The answer is that children learn their abusive behavior from somewhere. Whether it may be from parents, caregivers, classmates, peers, caregivers of peers, family members, or cartoons, bullying behavior is a learned action. At some point the child or adult learned from someone that domination and mean behavior get positive results. The children then take this lesson and act it out with their peers or on their own parents. That is why it is so important for parents to be aware that the fashion in which they were raised is an inherited dynamic that should not be necessarily adhered to. Spanking is a good example of this. Just because your parents spanked you doesn’t necessarily mean it is the right parenting style for your child.

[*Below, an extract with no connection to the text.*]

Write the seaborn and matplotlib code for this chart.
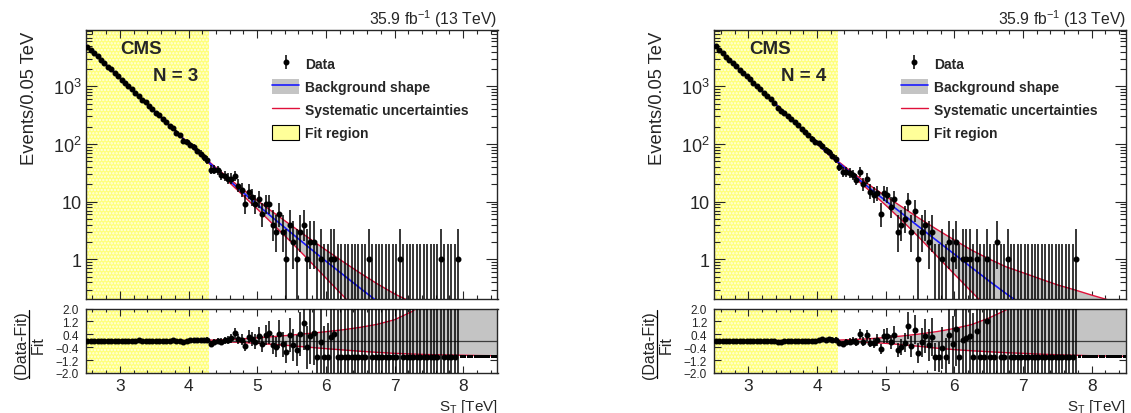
import numpy as np
import pandas as pd
import matplotlib
matplotlib.use("Agg")
import matplotlib.pyplot as plt
import seaborn as sns
from matplotlib.patches import Patch
from matplotlib.lines import Line2D
from matplotlib.ticker import (MultipleLocator, FixedLocator, FixedFormatter,
                               LogLocator, NullFormatter)

# ---------------- data ----------------
bin_low_edge = 2.5
bin_width = 0.05
n_bins = 120
st_centers = bin_low_edge + bin_width * (np.arange(n_bins) + 0.5)

# observed events per 0.05 TeV bin (N = 3)
counts_n3 = [4890, 4330, 3730, 3310, 2850, 2540, 2190, 1960, 1690, 1500,
             1300, 1160, 1000, 890, 770, 690, 590, 525, 455, 405,
             350, 312, 268, 240, 206, 186, 158, 142, 114, 109,
             97, 88, 77, 68, 59, 53,
             36, 36, 35, 29, 28, 25, 25, 28, 19, 16, 9, 15,
             12, 9, 11, 6, 9, 9, 4, 3, 6, 3, 1, 4,
             2, 1, 3, 4, 1, 2, 2, 0, 1, 0, 0, 1, 1,
             0, 0, 0, 0, 0, 0, 0, 0, 0, 1, 0, 0, 0, 0, 0, 0, 0, 0, 1,
             0, 0, 0, 0, 0, 0, 0, 0, 0, 0, 0, 1, 0, 0, 0, 0, 1,
             0, 0, 0, 0, 0, 0, 0, 0, 0, 0, 0]

# observed events per 0.05 TeV bin (N = 4)
counts_n4 = [4930, 4270, 3770, 3270, 2890, 2510, 2220, 1930, 1710, 1480,
             1320, 1140, 1010, 880, 780, 675, 598, 520, 425, 372,
             350, 305, 272, 236, 210, 182, 161, 141, 124, 109,
             103, 92, 80, 72, 63, 55,
             40, 33, 33, 31, 29, 24, 33, 20, 25, 15, 13, 14,
             6, 14, 13, 8, 11, 3, 4, 5, 10, 3, 7, 1,
             3, 4, 2, 3, 0, 0, 1, 0, 2, 1, 2, 0, 1,
             1, 1, 0, 1, 0, 0, 1, 0,
             0, 2, 0, 0, 1, 0, 0, 0, 0, 0, 0, 0, 0, 0, 0, 0, 0, 0, 0, 0,
             0, 0, 0, 0, 1, 0, 0, 0, 0, 0, 0, 0, 0, 0, 0, 0, 0, 0, 0]

# background fit read at knots (events / 0.05 TeV)
st_knots = [2.5, 2.75, 3.0, 3.25, 3.5, 3.75, 4.0, 4.25, 4.5, 4.75, 5.0, 5.25,
            5.5, 5.75, 6.0, 6.25, 6.5, 6.75, 7.0, 7.25, 7.5, 7.75, 8.0, 8.25, 8.5]
fit_n3 = [5248, 2692, 1396, 724.4, 375.8, 195.0, 101.2, 53.70, 29.17, 16.03,
          8.913, 5.012, 2.851, 1.622, 0.9333, 0.5433, 0.3162, 0.1862, 0.1096,
          0.06457, 0.03802, 0.02265, 0.01349, 0.008035, 0.004786]
fit_n4 = [5248, 2692, 1396, 724.4, 375.8, 195.0, 102.3, 54.95, 30.90, 17.78,
          10.35, 6.095, 3.548, 2.089, 1.230, 0.7244, 0.4266, 0.2570, 0.1585,
          0.09772, 0.06026, 0.03802, 0.02399, 0.01514, 0.009550]

# relative systematic uncertainty envelope (upper / lower)
syst_up_n3 = [0.03, 0.02, 0.015, 0.01, 0.01, 0.01, 0.015, 0.03, 0.06, 0.11, 0.18,
              0.26, 0.35, 0.45, 0.56, 0.68, 0.83, 1.02, 1.3, 1.8, 2.5, 3.4, 4.6, 6.2, 8.3]
syst_dn_n3 = [-0.03, -0.02, -0.015, -0.01, -0.01, -0.01, -0.015, -0.03, -0.06, -0.1,
              -0.16, -0.23, -0.31, -0.4, -0.49, -0.57, -0.65, -0.72, -0.78, -0.82,
              -0.86, -0.88, -0.9, -0.92, -0.93]
syst_up_n4 = [0.03, 0.02, 0.015, 0.01, 0.01, 0.01, 0.015, 0.03, 0.07, 0.12, 0.2,
              0.3, 0.42, 0.57, 0.76, 1.0, 1.4, 1.9, 2.7, 3.7, 5.0, 6.8, 9.0, 12.0, 16.0]
syst_dn_n4 = [-0.03, -0.02, -0.015, -0.01, -0.01, -0.01, -0.015, -0.03, -0.06, -0.1,
              -0.16, -0.25, -0.35, -0.46, -0.55, -0.62, -0.68, -0.74, -0.78, -0.83,
              -0.87, -0.9, -0.93, -0.95, -0.97]

fit_region = (2.5, 4.3)
panel_labels = ["N = 3", "N = 4"]
legend_labels = ["Data", "Background shape", "Systematic uncertainties", "Fit region"]
lumi_label = "35.9 fb$^{-1}$ (13 TeV)"
y_label = "Events/0.05 TeV"
x_label = "S$_{\\mathrm{T}}$ [TeV]"
ratio_ticks = [-2.0, -1.2, -0.4, 0.4, 1.2, 2.0]
ratio_ticklabels = ["\u22122.0", "\u22121.2", "\u22120.4", "0.4", "1.2", "2.0"]
log_ticks = [1, 10, 100, 1000]
log_ticklabels = ["1", "10", "$10^{2}$", "$10^{3}$"]

# ---------------- style ----------------
sns.set_style("ticks")
plt.rcParams["font.family"] = ["Liberation Sans", "DejaVu Sans"]
plt.rcParams["mathtext.fontset"] = "custom"
plt.rcParams["mathtext.rm"] = "Liberation Sans"
plt.rcParams["mathtext.it"] = "Liberation Sans:italic"
plt.rcParams["mathtext.bf"] = "Liberation Sans:bold"
plt.rcParams["axes.linewidth"] = 1.0
plt.rcParams["hatch.linewidth"] = 1.1

YELLOW = "#ffff7a"
HATCH = "#ffffe6"
GRAY = "#c4c4c4"
RED = "#e0103a"
BLUE = "#1a1aff"

W, H = 1131.0, 414.0
fig = plt.figure(figsize=(W / 100, H / 100), dpi=100)


def rect(l, t, r, b):
    return [l / W, 1 - b / H, (r - l) / W, (b - t) / H]


panels = [
    (counts_n3, fit_n3, syst_up_n3, syst_dn_n3, panel_labels[0], 85.5),
    (counts_n4, fit_n4, syst_up_n4, syst_dn_n4, panel_labels[1], 714.0),
]

knots = np.array(st_knots)
for counts, fit, up, dn, plabel, left in panels:
    right = left + 412.0
    ax = fig.add_axes(rect(left, 30.7, right, 300.3))
    axr = fig.add_axes(rect(left, 309.5, right, 374.0))

    n = np.array(counts, dtype=float)
    fitk = np.array(fit)
    upk = np.array(up)
    dnk = np.array(dn)
    fit_c = np.exp(np.interp(st_centers, knots, np.log(fitk)))
    idx = np.arange(n_bins)
    last = np.nonzero(n)[0].max()
    err_up = np.sqrt(n + 0.75) + 1.0
    err_lo = np.where(n > 0, np.sqrt(np.maximum(n - 0.25, 0)), 0.0)

    # ---------- main panel ----------
    ax.set_yscale("log")
    ax.set_xlim(2.5, 8.5)
    ax.set_ylim(0.203, 9570)
    ax.axvspan(*fit_region, facecolor=YELLOW, edgecolor=HATCH, hatch=".....",
               lw=0, zorder=0)
    ax.fill_between(knots, fitk * (1 + dnk), fitk * (1 + upk), color=GRAY,
                    lw=0, zorder=1)
    sns.lineplot(x=knots, y=fitk * (1 + upk), ax=ax, color=RED, lw=1.0,
                 estimator=None, sort=False, zorder=2)
    sns.lineplot(x=knots, y=fitk * (1 + dnk), ax=ax, color=RED, lw=1.0,
                 estimator=None, sort=False, zorder=2)
    sns.lineplot(x=knots, y=fitk, ax=ax, color=BLUE, lw=1.2,
                 estimator=None, sort=False, zorder=3)
    nz = n > 0
    eb = ax.errorbar(st_centers[nz], n[nz], yerr=[err_lo[nz], err_up[nz]],
                     fmt="o", ms=3.3, color="black", elinewidth=1.1,
                     capsize=0, zorder=5)
    zin = (n == 0) & (idx <= last)
    ax.vlines(st_centers[zin], 1e-3, err_up[zin], color="black", lw=1.1, zorder=5)

    ax.text(0.136, 0.932, "CMS", transform=ax.transAxes, ha="center",
            va="center", fontsize=13.5, fontweight="bold", zorder=6)
    ax.text(0.218, 0.829, plabel, transform=ax.transAxes, ha="center",
            va="center", fontsize=13.5, fontweight="bold", zorder=6)

    handles = [eb,
               (Patch(facecolor=GRAY, edgecolor="none"), Line2D([], [], color=BLUE, lw=1.2)),
               Line2D([], [], color=RED, lw=1.0),
               Patch(facecolor="#ffff99", edgecolor="black", lw=0.8)]
    leg = ax.legend(handles, legend_labels, loc="upper left",
                    bbox_to_anchor=(0.4527, 0.902), frameon=False,
                    borderpad=0, borderaxespad=0, handlelength=1.95,
                    handleheight=1.3, handletextpad=0.45, labelspacing=0.55,
                    prop={"weight": "bold", "size": 10})
    leg.set_zorder(7)

    ax.xaxis.set_major_locator(MultipleLocator(1))
    ax.xaxis.set_minor_locator(MultipleLocator(0.2))
    ax.yaxis.set_major_locator(FixedLocator(log_ticks))
    ax.yaxis.set_major_formatter(FixedFormatter(log_ticklabels))
    ax.yaxis.set_minor_locator(LogLocator(base=10, subs=np.arange(2, 10), numticks=30))
    ax.yaxis.set_minor_formatter(NullFormatter())
    ax.tick_params(which="both", direction="in", top=True, right=True, width=0.8)
    ax.tick_params(axis="x", which="major", length=6, labelbottom=False)
    ax.tick_params(axis="x", which="minor", length=3)
    ax.tick_params(axis="y", which="major", length=8, labelsize=13, pad=3)
    ax.tick_params(axis="y", which="minor", length=4)
    ax.set_xlabel("")
    ax.set_ylabel("")

    # ---------- ratio panel ----------
    r = (n - fit_c) / fit_c
    rerr = err_up / fit_c
    axr.set_xlim(2.5, 8.5)
    axr.set_ylim(-2.0, 2.0)
    axr.axvspan(*fit_region, facecolor=YELLOW, edgecolor=HATCH, hatch=".....",
                lw=0, zorder=0)
    axr.fill_between(knots, dnk, upk, color=GRAY, lw=0, zorder=1)
    sns.lineplot(x=knots, y=upk, ax=axr, color=RED, lw=1.0,
                 estimator=None, sort=False, zorder=2)
    sns.lineplot(x=knots, y=dnk, ax=axr, color=RED, lw=1.0,
                 estimator=None, sort=False, zorder=2)
    axr.axhline(0, color="#3c3c3c", lw=0.9, zorder=3)
    shown = idx <= last
    axr.errorbar(st_centers[shown], r[shown], yerr=rerr[shown], fmt="o",
                 ms=3.3, color="black", elinewidth=1.1, capsize=0, zorder=5)
    sns.scatterplot(x=st_centers[~shown], y=r[~shown], ax=axr, color="black",
                    s=5, marker="s", edgecolor="none", zorder=5)

    axr.xaxis.set_major_locator(MultipleLocator(1))
    axr.xaxis.set_minor_locator(MultipleLocator(0.2))
    axr.yaxis.set_major_locator(FixedLocator(ratio_ticks))
    axr.yaxis.set_major_formatter(FixedFormatter(ratio_ticklabels))
    axr.tick_params(which="both", direction="in", top=True, right=True, width=0.8)
    axr.tick_params(axis="x", which="major", length=5, labelsize=12.5, pad=3.5)
    axr.tick_params(axis="x", which="minor", length=2.5)
    axr.tick_params(axis="y", which="major", length=5, labelsize=8.5, pad=5)
    axr.set_xlabel("")
    axr.set_ylabel("")

    # ---------- texts ----------
    fig.text(right / W, 1 - 25 / H, lumi_label, ha="right", va="baseline",
             fontsize=11.3)
    fig.text((left - 56.5) / W, 1 - 31.7 / H, y_label, rotation=90,
             ha="center", va="top", fontsize=13.2)
    fig.text(right / W, 3.2 / H, x_label, ha="right", va="baseline", fontsize=11)
    fig.text((left - 64.5) / W, 1 - 345 / H, "(Data-Fit)", rotation=90,
             ha="center", va="center", fontsize=11.5)
    fig.add_artist(Line2D([(left - 57) / W] * 2, [1 - 311 / H, 1 - 379 / H],
                          transform=fig.transFigure, color="black", lw=0.9))
    fig.text((left - 47.5) / W, 1 - 345 / H, "Fit", rotation=90,
             ha="center", va="center", fontsize=11.5)

fig.savefig("out.png", dpi=100)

Sometimes, however, bullying is a result of someone acting out real abuse that they are experiencing or have experienced. It may often be a cry for help. When an adult, young adult, or child is consistently dominated by someone emotionally or physically, they develop stress and anxiety around certain aspects of interpersonal small group communication. This anxiety easily takes the form of bullying because it allows the youth to experience a sense of power where their self esteem as been depleted.
Anyone can be a bully: young and old alike. Many people think that bullying is confined to just children and teenagers, but the truth is that anyone can do it. Any consistent behavior directed towards any another person that dominates, demeans, or makes them uncomfortable may be considered bullying. Bullying done by a parent or caregiver can arise from abuse that they themselves endured in their childhood. If the caregiver bullies while ignoring the youths needs for comfort and affection or simultaneously subjects them to other abuses, then it can permanently damage their ability to experience love.

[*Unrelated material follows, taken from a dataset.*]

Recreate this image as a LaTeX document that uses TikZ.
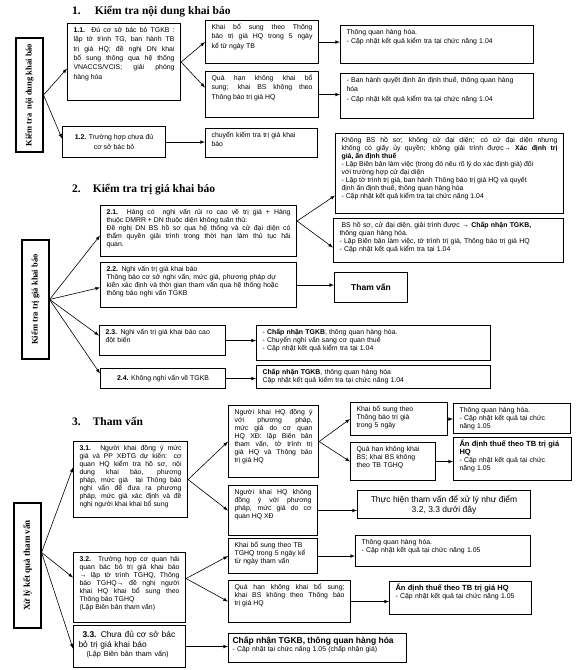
\documentclass[tikz,border=0pt]{standalone}
\usepackage{fontspec}
\setmainfont{Liberation Serif}
\setsansfont{Liberation Sans}
\usepackage{graphicx}
\newcommand{\bigb}[1]{{\bfseries\fontsize{7.5}{8}\selectfont #1}}
\begin{document}
\begin{tikzpicture}[>=latex, x=1pt, y=-1pt,
  tbox/.style={draw, line width=1.1pt, anchor=north west, inner xsep=6pt, inner ysep=3pt,
    text height=6pt, align=left, font=\sffamily\fontsize{6.9}{8}\selectfont,
    execute at begin node={\hyphenpenalty=10000\exhyphenpenalty=10000\tolerance=9999}},
  jbox/.style={tbox, align=justify},
  sec1/.style={font=\sffamily\fontsize{6.9}{9.3}\selectfont},
  cbox/.style={draw, line width=1.1pt, anchor=north west, inner sep=2pt, align=center,
    font=\sffamily\fontsize{6.9}{8}\selectfont},
  side/.style={draw, line width=1.1pt, inner sep=0pt, minimum width=27pt,
    font=\bfseries\fontsize{8.5}{10}\selectfont},
  ttl/.style={anchor=west, inner sep=0pt, font=\bfseries\fontsize{11.5}{13}\selectfont},
  link/.style={->, semithick}]

\path[use as bounding box, fill=white] (0,0) rectangle (576,670);

\node[ttl] (t1) at (72,12) {1.\hspace{14pt}Kiểm tra nội dung khai báo};
\node[side, minimum height=114pt] (v1) at (29.5,95) {\rotatebox{90}{Kiểm tra\ \ nội dung khai báo}};

\node[jbox, sec1, text width=101pt, text depth=65pt] (b11) at (67,23) {\textbf{1.1.} Đủ cơ sở bác bỏ TGKB~:\linebreak lập tờ trình TG, ban hành TB\linebreak trị giá HQ; đề nghị DN khai\linebreak bổ sung thông qua hệ thống\linebreak VNACCS/VCIS; giải phóng\linebreak hàng hóa};
\node[cbox, sec1, minimum width=103pt, minimum height=31pt] (b12) at (62,126) {\textbf{1.2.} Trường hợp chưa đủ\\cơ sở bác bỏ};
\node[jbox, sec1, text width=101pt, text depth=31pt] (kbs1) at (205,20) {Khai bổ sung theo Thông\linebreak báo trị giá HQ trong 5 ngày\linebreak kể từ ngày TB};
\node[jbox, sec1, text width=101pt, text depth=34pt] (qh1) at (205,71) {Quá hạn không khai bổ\linebreak sung; khai BS không theo\linebreak Thông báo trị giá HQ};
\node[tbox, sec1, text width=100pt, text depth=17pt] (ck1) at (205,128) {chuyển kiểm tra trị giá khai\\báo};
\node[tbox, sec1, text width=181pt, text depth=26pt] (tq1) at (340,25) {Thông quan hàng hóa.\\- Cập nhật kết quả kiểm tra tại chức năng 1.04};
\node[tbox, sec1, text width=181pt, text depth=33pt] (bh1) at (340,73) {- Ban hành quyết định ấn định thuế, thông quan hàng\\hóa\\- Cập nhật kết quả kiểm tra tại chức năng 1.04};

\draw[link] (v1.east) -- ([yshift=-6.5pt]b11.west);
\draw[link] (v1.east) -- ([yshift=3.5pt]b12.west);
\draw[link] (b11.east) -- (kbs1.west);
\draw[link] (b11.east) -- ([yshift=7pt]qh1.west);
\draw[link] (kbs1.east) -- (kbs1.east -| tq1.west);
\draw[link] (qh1.east) -- (qh1.east -| bh1.west);
\draw[link] (b12.east) -- (b12.east -| ck1.west);

\node[ttl] (t2) at (72,190) {2.\hspace{12pt}Kiểm tra trị giá khai báo};
\node[side, minimum height=119pt] (v2) at (35.5,299.5) {\rotatebox{90}{Kiểm tra trị giá khai báo}};

\node[jbox, text width=184pt, text depth=39pt] (b21) at (100,205) {\textbf{2.1.} Hàng có\ \ nghi vấn rủi ro cao về trị giá + Hàng\linebreak thuộc DMRR + DN thuộc diện không tuân thủ:\\Đề nghị DN BS hồ sơ qua hệ thống và cử đại diện có\linebreak thẩm quyền giải trình trong thời hạn làm thủ tục hải\linebreak quan.};
\node[tbox, text width=184pt, text depth=33pt] (b22) at (100,262) {\textbf{2.2.} Nghi vấn trị giá khai báo\\Thông báo cơ sở nghi vấn, mức giá, phương pháp dự\\kiến xác định và thời gian tham vấn qua hệ thống hoặc\\thông báo nghi vấn TGKB};
\node[tbox, text width=114pt, text depth=18pt] (b23) at (99,325) {\textbf{2.3.} Nghi vấn trị giá khai báo cao\\đột biến};
\node[cbox, minimum width=125pt, minimum height=20pt] (b24) at (100,368) {\textbf{2.4.} Không nghi vấn về TGKB};
\node[jbox, text width=216pt, text depth=68pt] (kbs2) at (335,133) {Không BS hồ sơ; không cử đại diện; có cử đại diện nhưng\linebreak không có giấy ủy quyền; không giải trình được→ \textbf{Xác định trị}\linebreak \textbf{giá, ấn định thuế}\\- Lập Biên bản làm việc (trong đó nêu rõ lý do xác định giá) đối\\với trường hợp cử đại diện\\- Lập tờ trình trị giá, ban hành Thông báo trị giá HQ và quyết\\định ấn định thuế, thông quan hàng hóa\\- Cập nhật kết quả kiểm tra tại chức năng 1.04};
\node[tbox, text width=218pt, text depth=32pt] (bs2) at (333,218) {\hspace*{2pt}BS hồ sơ, cử đại diện, giải trình được → \textbf{Chấp nhận TGKB,}\\thông quan hàng hóa.\\- Lập Biên bản làm việc, tờ trình trị giá, Thông báo trị giá HQ\\- Cập nhật kết quả kiểm tra tại 1.04};
\node[cbox, minimum width=73pt, minimum height=30pt, font=\sffamily\bfseries\fontsize{8.5}{10}\selectfont] (tv2) at (334,272) {Tham vấn};
\node[tbox, text width=222pt, text depth=23pt] (r23) at (256,325) {- \textbf{Chấp nhận TGKB}, thông quan hàng hóa.\\- Chuyển nghi vấn sang cơ quan thuế\\- Cập nhật kết quả kiểm tra tại 1.04};
\node[tbox, text width=222pt, text depth=11pt] (r24) at (256,365) {\textbf{Chấp nhận TGKB}, thông quan hàng hóa\\Cập nhật kết quả kiểm tra tại chức năng 1.04};

\draw[link] (v2.east) -- ([yshift=-4.5pt]b21.west);
\draw[link] (v2.east) -- ([yshift=-2.5pt]b22.west);
\draw[link] (v2.east) -- ([yshift=5pt]b23.west);
\draw[link] (v2.east) -- ([yshift=5pt]b24.west);
\draw[link] ([yshift=10pt]b21.east) -- ([yshift=-22pt]kbs2.west);
\draw[link] ([yshift=10pt]b21.east) -- ([yshift=-7pt]bs2.west);
\draw[link] (b22.east) -- (b22.east -| tv2.west);
\draw[link] (b23.east) -- (b23.east -| r23.west);
\draw[link] (b24.east) -- (b24.east -| r24.west);

\node[ttl] (t3) at (72,421) {3.\hspace{12pt}Tham vấn};
\node[side, minimum height=125pt, font=\bfseries\fontsize{9}{10}\selectfont] (v3) at (27.5,565.5) {\rotatebox{90}{Xử lý kết quả tham vấn}};

\node[jbox, text width=102pt, text depth=64pt] (b31) at (73,441) {\textbf{3.1.} Người khai đồng ý mức\linebreak giá và PP XĐTG dự kiến: cơ\linebreak quan HQ kiểm tra hồ sơ, nội\linebreak dung khai báo, phương\linebreak pháp, mức giá\ \ tại Thông báo\linebreak nghi vấn để đưa ra phương\linebreak pháp, mức giá xác định và đề\linebreak nghị người khai khai bổ sung};
\node[jbox, text width=100pt, text depth=58pt] (b32) at (73,552) {\textbf{3.2.} Trường hợp cơ quan hải\linebreak quan bác bỏ trị giá khai báo\linebreak → lập tờ trình TGHQ, Thông\linebreak báo TGHQ→ đề nghị người\linebreak khai HQ khai bổ sung theo\linebreak Thông báo TGHQ\\(Lập Biên bản tham vấn)};
\node[tbox, inner xsep=5pt, text width=102pt, text height=9pt, text depth=27pt, font=\sffamily\fontsize{8.4}{9.5}\selectfont] (b33) at (73,625) {\hspace*{4pt}\textbf{3.3.} Chưa đủ cơ sở bác\\bỏ trị giá khai báo\\{\fontsize{7.2}{9}\selectfont\hspace*{8pt}(Lập Biên bản tham vấn)}};

\node[jbox, text width=78pt, text depth=60pt] (dy3) at (228,405) {Người khai HQ đồng ý\linebreak với phương pháp,\linebreak mức giá do cơ quan\linebreak HQ XĐ: lập Biên bản\linebreak tham vấn, tờ trình trị\linebreak giá HQ và Thông báo\linebreak trị giá HQ};
\node[jbox, text width=77pt, text depth=38pt] (kdy3) at (228,485) {Người khai HQ không\linebreak đồng ý với phương\linebreak pháp, mức giá do cơ\linebreak quan HQ XĐ};
\node[tbox, text width=85pt, text depth=21pt] (kbs3) at (350,402) {Khai bổ sung theo\\Thông báo trị giá\\trong 5 ngày};
\node[tbox, text width=73pt, text depth=26pt] (qh3) at (350,442) {Quá hạn không khai\\BS; khai BS không\\theo TB TGHQ};
\node[tbox, text width=105pt, text depth=18pt] (tq3) at (453,403) {Thông quan hàng hóa.\\- Cập nhật kết quả tại chức\\năng 1.05};
\node[tbox, text width=106pt, text depth=31pt] (an3) at (453,437) {\bigb{Ấn định thuế theo TB trị giá}\\\bigb{HQ}\\- Cập nhật kết quả tại chức\\năng 1.05};
\node[cbox, minimum width=173pt, minimum height=28pt, font=\sffamily\fontsize{8.5}{10}\selectfont] (th3) at (357,490) {Thực hiện tham vấn để xử lý như điểm\\3.2, 3.3 dưới đây};

\node[tbox, text width=77pt, text depth=23pt] (kbs3b) at (228,538) {Khai bổ sung theo TB\\TGHQ trong 5 ngày kể\\từ ngày tham vấn};
\node[jbox, text width=110pt, text depth=30pt] (qh3b) at (228,580) {Quá hạn không khai bổ sung;\linebreak khai BS không theo Thông báo\linebreak trị giá HQ};
\node[tbox, text width=163pt, text depth=19pt] (tq3b) at (355,535) {Thông quan hàng hóa.\\- Cập nhật kết quả tại chức năng 1.05};
\node[tbox, text width=130pt, text depth=21pt] (an3b) at (389,581) {\bigb{Ấn định thuế theo TB trị giá HQ}\\- Cập nhật kết quả tại chức năng 1.05};
\node[tbox, inner xsep=4pt, text width=170pt, text height=7pt, text depth=16pt] (cn3) at (228,633) {{\bfseries\fontsize{8.5}{9}\selectfont Chấp nhận TGKB, thông quan hàng hóa}\\- Cập nhật tại chức năng 1.05 (chấp nhận giá)};

\draw[link] ([yshift=13pt]v3.east) -- ([yshift=12pt]b31.west);
\draw[link] ([yshift=13pt]v3.east) -- ([yshift=10pt]b32.west);
\draw[link] ([yshift=13pt]v3.east) -- ([yshift=-2pt]b33.west);
\draw[link] (b31.east) -- (dy3.west);
\draw[link] (b31.east) -- (kdy3.west);
\draw[link] (dy3.east) -- (kbs3.west);
\draw[link] (dy3.east) -- (qh3.west);
\draw[link] (kbs3.east) -- (kbs3.east -| tq3.west);
\draw[link] (qh3.east) -- (qh3.east -| an3.west);
\draw[link] (kdy3.east) -- (kdy3.east -| th3.west);
\draw[link] ([yshift=9pt]b32.east) -- (kbs3b.west);
\draw[link] ([yshift=9pt]b32.east) -- (qh3b.west);
\draw[link] (kbs3b.east) -- (kbs3b.east -| tq3b.west);
\draw[link] (qh3b.east) -- (qh3b.east -| an3b.west);
\draw[link] (b33.east) -- (b33.east -| cn3.west);

\end{tikzpicture}
\end{document}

Parental bullying can include spanking, name calling, mean-spirited punishments, overbearing micromanagement, shaming, and exclusion. Many parents bully their children unintentionally, thinking that they are just using proper disciplinary techniques or dishing out ‘tough’ love in order to make their child tough or respectful. These dangerous techniques of violence are sometimes rooted in peoples’ skewed interpretations of religion or even the Bible. It is odd that so many ignore the biblical stricture to “do unto others as you would have done to you,” in order to focus on the part that claims if one “spares the rod they spoil the child.” This tendency appears to have caused generations of pain.
It is now the current generation of parent that has the responsibility to accept the full effects of authoritative parenting styles and switch to a more peaceful and nurturing type of child rearing. Parental bullying can be stopped, but only if our society takes a long look at itself and tries to stop it.
Science points more and more to the negative consequences of spanking, and many countries have outlawed it. Native tribes and cultures cuddle more with their children, holding them close instead of encaged in a wooden jail surrounded by scary clowns and giant cartoon animals. Instead of a warm breast they are given a plastic bottle with synthesized milk void of essential enzymes babies need to develop strong brains. These unnatural environments have lasting effects on children that may affect them all the way into their adult life.
Parental bullying can stay with a child for decades, interfering with their ability to form solid emotional bonds. The negative effects of a dominating parenting style so many that they seem hard to quantify. Parents who experience abuse from their children will experience a similarly profound sense of mistrust in all interpersonal relationships after experiencing this phenomenon.
If you are thinking you are parents of bullies then you need to sit as a couple and determine how to move forward as parents of bullies and help your child to grow up as a kind respecting adult not as a bully. May this be the needed wake up call to parents of bullies everywhere.